++++ Provided entries ++++

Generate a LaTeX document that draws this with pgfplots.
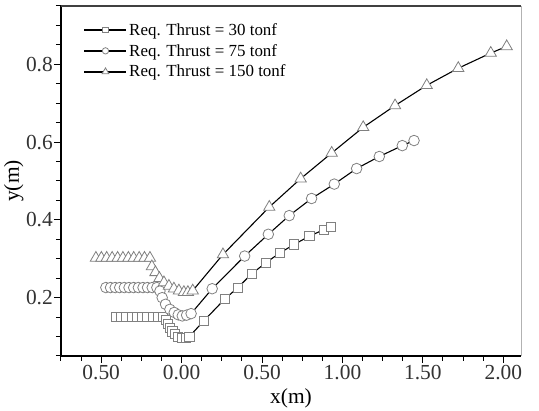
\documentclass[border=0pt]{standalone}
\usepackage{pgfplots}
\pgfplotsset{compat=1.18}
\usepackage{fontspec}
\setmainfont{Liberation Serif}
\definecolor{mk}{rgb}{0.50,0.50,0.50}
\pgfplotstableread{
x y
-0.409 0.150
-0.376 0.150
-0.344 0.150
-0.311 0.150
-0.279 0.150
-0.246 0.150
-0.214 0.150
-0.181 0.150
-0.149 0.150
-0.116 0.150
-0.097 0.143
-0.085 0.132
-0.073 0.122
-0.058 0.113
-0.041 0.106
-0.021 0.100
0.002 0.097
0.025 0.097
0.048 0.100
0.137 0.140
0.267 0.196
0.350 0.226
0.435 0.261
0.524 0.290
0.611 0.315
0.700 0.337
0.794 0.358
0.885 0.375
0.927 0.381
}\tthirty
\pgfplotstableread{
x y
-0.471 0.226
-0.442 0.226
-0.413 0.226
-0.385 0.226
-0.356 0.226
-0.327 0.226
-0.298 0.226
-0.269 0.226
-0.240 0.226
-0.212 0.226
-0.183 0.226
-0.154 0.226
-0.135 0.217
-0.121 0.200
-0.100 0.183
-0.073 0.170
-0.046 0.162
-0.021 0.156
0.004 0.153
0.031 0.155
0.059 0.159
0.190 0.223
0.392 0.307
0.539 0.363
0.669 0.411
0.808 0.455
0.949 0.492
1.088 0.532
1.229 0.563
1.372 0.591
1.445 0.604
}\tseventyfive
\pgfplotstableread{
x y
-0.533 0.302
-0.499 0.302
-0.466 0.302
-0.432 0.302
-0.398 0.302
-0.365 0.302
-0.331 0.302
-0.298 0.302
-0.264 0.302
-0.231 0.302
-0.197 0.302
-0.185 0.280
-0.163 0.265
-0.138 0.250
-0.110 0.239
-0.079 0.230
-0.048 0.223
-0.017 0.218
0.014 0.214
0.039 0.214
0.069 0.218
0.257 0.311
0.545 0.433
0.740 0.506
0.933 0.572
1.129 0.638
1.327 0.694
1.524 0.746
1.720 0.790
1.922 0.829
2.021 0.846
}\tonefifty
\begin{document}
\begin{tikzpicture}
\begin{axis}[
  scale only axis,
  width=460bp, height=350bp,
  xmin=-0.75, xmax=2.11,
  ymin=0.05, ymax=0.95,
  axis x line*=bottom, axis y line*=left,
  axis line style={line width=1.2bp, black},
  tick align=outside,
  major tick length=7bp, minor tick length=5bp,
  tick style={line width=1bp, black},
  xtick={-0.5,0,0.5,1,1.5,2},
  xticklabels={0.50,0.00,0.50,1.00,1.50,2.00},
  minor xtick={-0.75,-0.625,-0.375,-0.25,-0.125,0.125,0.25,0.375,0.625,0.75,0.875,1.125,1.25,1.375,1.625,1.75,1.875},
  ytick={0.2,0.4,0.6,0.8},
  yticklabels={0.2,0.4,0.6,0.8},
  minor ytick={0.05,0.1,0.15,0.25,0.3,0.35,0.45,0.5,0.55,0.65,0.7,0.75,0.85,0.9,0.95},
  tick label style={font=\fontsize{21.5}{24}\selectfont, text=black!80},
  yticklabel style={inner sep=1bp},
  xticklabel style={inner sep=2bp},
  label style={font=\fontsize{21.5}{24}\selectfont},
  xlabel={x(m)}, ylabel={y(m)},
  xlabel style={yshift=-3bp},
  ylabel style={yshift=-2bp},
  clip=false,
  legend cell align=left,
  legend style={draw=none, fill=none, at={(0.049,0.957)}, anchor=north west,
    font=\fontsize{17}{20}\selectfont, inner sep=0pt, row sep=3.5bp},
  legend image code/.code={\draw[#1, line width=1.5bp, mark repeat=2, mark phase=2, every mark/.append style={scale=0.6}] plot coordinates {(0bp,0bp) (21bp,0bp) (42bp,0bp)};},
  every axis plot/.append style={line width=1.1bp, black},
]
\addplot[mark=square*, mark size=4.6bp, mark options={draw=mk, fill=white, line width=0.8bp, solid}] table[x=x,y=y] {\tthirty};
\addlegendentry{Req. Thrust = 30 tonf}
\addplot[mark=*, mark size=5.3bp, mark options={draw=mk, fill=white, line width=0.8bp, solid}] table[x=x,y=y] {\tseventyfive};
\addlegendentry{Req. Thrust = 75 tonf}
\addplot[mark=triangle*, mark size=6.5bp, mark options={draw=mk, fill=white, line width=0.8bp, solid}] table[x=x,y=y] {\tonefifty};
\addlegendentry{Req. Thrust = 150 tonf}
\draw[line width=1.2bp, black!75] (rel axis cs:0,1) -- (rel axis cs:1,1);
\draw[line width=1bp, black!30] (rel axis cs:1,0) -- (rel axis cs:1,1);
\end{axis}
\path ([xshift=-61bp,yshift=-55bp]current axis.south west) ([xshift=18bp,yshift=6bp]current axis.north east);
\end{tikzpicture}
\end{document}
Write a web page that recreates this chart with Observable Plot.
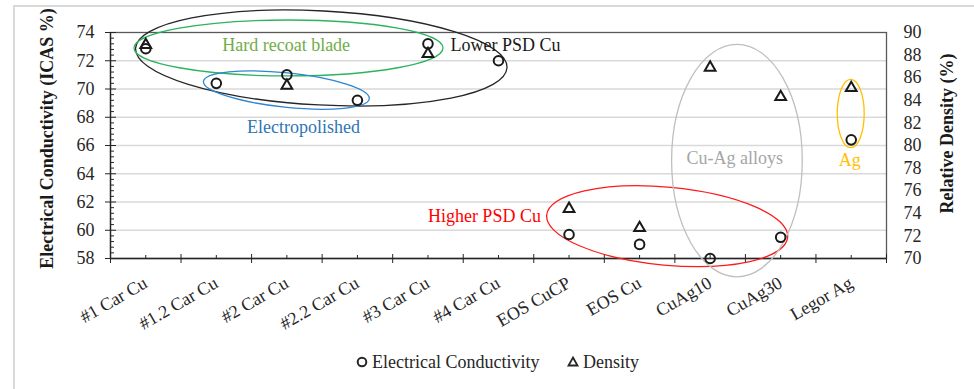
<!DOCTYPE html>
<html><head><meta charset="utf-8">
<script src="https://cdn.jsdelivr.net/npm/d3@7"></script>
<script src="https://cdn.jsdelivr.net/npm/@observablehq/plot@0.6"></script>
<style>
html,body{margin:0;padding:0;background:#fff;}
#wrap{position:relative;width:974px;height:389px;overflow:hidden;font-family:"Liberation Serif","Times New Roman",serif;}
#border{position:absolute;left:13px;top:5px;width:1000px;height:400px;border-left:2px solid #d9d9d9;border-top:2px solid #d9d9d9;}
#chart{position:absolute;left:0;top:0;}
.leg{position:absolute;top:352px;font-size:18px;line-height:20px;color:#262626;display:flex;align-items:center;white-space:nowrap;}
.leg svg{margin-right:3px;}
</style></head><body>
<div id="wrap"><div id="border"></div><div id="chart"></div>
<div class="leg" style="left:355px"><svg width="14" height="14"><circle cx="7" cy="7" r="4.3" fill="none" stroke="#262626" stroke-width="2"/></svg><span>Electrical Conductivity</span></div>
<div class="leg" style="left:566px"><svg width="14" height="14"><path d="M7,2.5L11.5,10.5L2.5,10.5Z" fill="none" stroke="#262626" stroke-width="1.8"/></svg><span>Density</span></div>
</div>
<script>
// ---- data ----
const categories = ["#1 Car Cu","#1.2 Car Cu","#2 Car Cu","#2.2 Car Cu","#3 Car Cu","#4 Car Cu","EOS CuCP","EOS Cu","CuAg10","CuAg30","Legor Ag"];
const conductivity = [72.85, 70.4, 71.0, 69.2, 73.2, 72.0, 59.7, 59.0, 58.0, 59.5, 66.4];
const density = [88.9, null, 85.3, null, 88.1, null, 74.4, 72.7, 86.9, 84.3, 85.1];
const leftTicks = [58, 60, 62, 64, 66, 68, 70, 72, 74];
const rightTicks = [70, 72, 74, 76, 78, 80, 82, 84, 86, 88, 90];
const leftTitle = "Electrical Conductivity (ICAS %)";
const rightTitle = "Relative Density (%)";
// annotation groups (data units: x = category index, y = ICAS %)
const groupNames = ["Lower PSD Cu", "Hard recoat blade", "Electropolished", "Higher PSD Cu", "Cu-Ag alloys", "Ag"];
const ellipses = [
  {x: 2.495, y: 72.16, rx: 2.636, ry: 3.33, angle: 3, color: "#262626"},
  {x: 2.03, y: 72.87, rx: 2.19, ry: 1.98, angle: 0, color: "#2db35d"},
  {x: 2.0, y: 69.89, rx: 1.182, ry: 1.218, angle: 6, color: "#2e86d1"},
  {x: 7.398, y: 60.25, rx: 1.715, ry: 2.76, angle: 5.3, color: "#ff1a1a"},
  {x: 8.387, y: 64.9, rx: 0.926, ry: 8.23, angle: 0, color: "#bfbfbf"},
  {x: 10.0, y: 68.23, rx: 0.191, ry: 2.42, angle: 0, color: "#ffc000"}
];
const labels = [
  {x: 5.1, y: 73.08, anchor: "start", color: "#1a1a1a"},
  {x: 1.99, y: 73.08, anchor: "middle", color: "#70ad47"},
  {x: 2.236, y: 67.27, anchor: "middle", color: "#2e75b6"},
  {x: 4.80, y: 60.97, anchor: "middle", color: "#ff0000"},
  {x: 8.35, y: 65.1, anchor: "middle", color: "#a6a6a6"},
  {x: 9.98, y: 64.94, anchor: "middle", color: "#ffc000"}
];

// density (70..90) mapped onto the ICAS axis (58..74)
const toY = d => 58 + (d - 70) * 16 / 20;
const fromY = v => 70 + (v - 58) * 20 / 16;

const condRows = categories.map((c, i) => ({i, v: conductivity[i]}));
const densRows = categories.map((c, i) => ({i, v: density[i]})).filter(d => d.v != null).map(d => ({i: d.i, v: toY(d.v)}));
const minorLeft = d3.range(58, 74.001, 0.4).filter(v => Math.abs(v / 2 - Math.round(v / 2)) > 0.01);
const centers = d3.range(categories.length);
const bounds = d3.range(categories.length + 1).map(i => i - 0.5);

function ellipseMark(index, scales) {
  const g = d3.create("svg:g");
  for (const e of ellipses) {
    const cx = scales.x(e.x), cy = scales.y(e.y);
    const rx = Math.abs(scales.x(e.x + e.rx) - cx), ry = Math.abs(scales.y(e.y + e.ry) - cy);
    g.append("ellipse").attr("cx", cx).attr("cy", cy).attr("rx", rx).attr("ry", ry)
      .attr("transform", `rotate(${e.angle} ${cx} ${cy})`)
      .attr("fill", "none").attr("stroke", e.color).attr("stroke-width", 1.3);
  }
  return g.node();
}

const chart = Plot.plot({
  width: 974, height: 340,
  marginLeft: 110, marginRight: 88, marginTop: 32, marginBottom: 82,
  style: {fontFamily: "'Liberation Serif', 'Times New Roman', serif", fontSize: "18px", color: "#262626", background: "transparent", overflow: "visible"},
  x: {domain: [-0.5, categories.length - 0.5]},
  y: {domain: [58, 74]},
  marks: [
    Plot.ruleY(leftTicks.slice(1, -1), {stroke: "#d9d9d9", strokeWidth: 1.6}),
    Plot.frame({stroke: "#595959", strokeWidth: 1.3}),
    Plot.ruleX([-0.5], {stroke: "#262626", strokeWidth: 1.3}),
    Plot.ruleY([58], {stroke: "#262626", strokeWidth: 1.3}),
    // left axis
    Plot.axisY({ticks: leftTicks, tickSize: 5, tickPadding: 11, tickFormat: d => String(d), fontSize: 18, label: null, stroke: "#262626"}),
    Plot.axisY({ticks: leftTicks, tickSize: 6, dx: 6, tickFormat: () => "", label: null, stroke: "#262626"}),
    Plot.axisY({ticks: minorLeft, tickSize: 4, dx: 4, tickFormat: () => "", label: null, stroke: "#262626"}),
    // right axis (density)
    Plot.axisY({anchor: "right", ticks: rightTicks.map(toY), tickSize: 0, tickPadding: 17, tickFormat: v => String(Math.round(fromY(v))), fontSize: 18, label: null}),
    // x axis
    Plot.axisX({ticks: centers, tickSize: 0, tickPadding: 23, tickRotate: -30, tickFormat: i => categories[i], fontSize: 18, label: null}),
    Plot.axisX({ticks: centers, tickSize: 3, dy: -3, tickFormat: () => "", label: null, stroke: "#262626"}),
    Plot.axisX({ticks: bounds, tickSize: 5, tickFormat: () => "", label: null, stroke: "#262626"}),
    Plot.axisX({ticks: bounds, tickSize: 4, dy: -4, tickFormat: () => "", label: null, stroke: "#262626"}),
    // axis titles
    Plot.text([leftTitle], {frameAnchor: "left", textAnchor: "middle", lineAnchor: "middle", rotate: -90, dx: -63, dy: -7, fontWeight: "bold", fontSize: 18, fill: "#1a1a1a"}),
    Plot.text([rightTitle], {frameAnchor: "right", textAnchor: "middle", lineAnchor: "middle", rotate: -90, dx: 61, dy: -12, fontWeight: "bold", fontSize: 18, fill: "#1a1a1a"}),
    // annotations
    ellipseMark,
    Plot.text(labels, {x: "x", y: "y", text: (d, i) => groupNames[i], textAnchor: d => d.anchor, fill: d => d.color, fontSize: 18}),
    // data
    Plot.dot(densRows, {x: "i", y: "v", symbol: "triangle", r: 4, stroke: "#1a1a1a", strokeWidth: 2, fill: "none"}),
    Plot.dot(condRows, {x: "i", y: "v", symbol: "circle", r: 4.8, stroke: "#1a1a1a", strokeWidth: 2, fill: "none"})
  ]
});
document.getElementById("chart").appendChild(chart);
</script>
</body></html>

++++

Your answer should be a single number: the count of lines containing the word "with".

2